Traditional rules suggest that it makes sense to drink Italian wine when you eat Italian food, white wine with fish, beer with chicken wings and pizza. Similarly, common knowledge holds that refreshing whites and rosés are most appropriate during the summer, and hearty, warming reds better for winter. While I certainly crave a perfectly chilled glass of Vermentino with seafood in mid-July, my mood is just as easily lifted by that same glass mid-January while I watch the snow amassing outside my window. Almost always, I find that it’s not always about what is in your glass and on your plate, but who you’re sitting with and what’s going on around you. A handful of my most enjoyable wine experiences this past year have earned that recognition as a result of context.

Let me offer up some examples.

To commemorate my on-and-off eight-year stint at his restaurant in Lenox, MA, at the end of summer 2009, my boss gave me a bottle of white and a bottle of red from the 2001 vintage (also the year I started there). I took these bottles with me when I moved to New York, and I knew the perfect time to drink them would be with my four siblings, who suffered through sweltering summer days at the restaurant, peeling pounds of garlic in the kitchen, welcoming the same customers day after day, and scouring up anything we could for post-shift dinners at midnight. Although the two wines had been gifted to me, I accepted them on behalf of my siblings, and I knew that we would enjoy them as compensation for every stressful (and fruitful) hour we spent working in that restaurant. In mid-October, when the five of us were all miraculously gathered in New York, we drank the Zind-Humbrecht 2001 Muscat. Even my brother, who never drinks white wine, loved it, if only to make up for nearly slicing his finger off while prepping for the salade nicoise one summer.

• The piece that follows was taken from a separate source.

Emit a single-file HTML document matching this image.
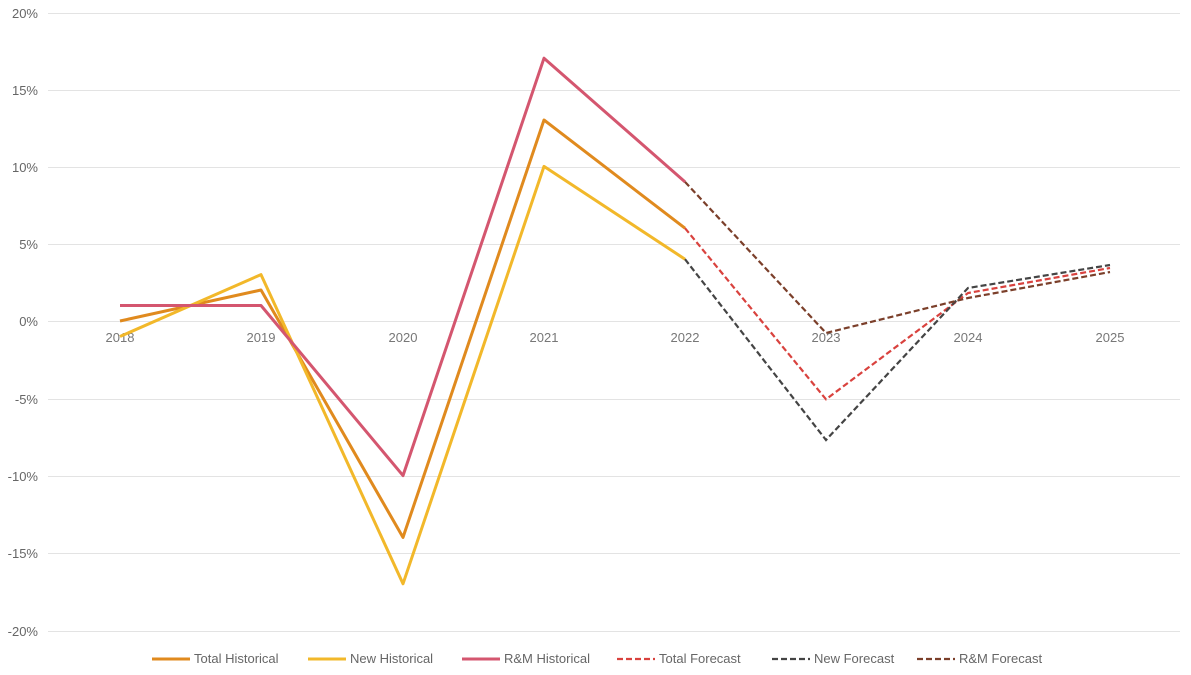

My mother’s godmother, and a close friend of the family, loves Querciabella Camartina. At the end of our visit to her home in Easthampton this summer, she sent us each home with a bottle from the 2000 vintage. Only three of the five kids made it home for Thanksgiving this past year. We opened a bottle of Camartina 2000 with dinner, and our palates took us back to Easthampton, away from the cold and biting wind, to the first time we tasted Camartina. My two absent sisters were there with us in spirit, although they didn’t get to enjoy the stuffing or the wine.

One of my first weeks on the job here at IWM, I took home a bottle of Massolino 2003 Langhe Nebbiolo. I was making tacos for dinner – not a dish that typically calls for a bottle of Nebbiolo, but that’s what I was craving. I sipped a glass with the tail-end of Jeopardy, and it showed itself to be lively and balanced alongside the tacos.

Some of the greatest wine I have consumed has been lost in an unmemorable experience, or chasm of environment and meal. These three wines have all been ingrained in my memory through balance – of components and structure, of people and place and serve as a reminder of the power of context.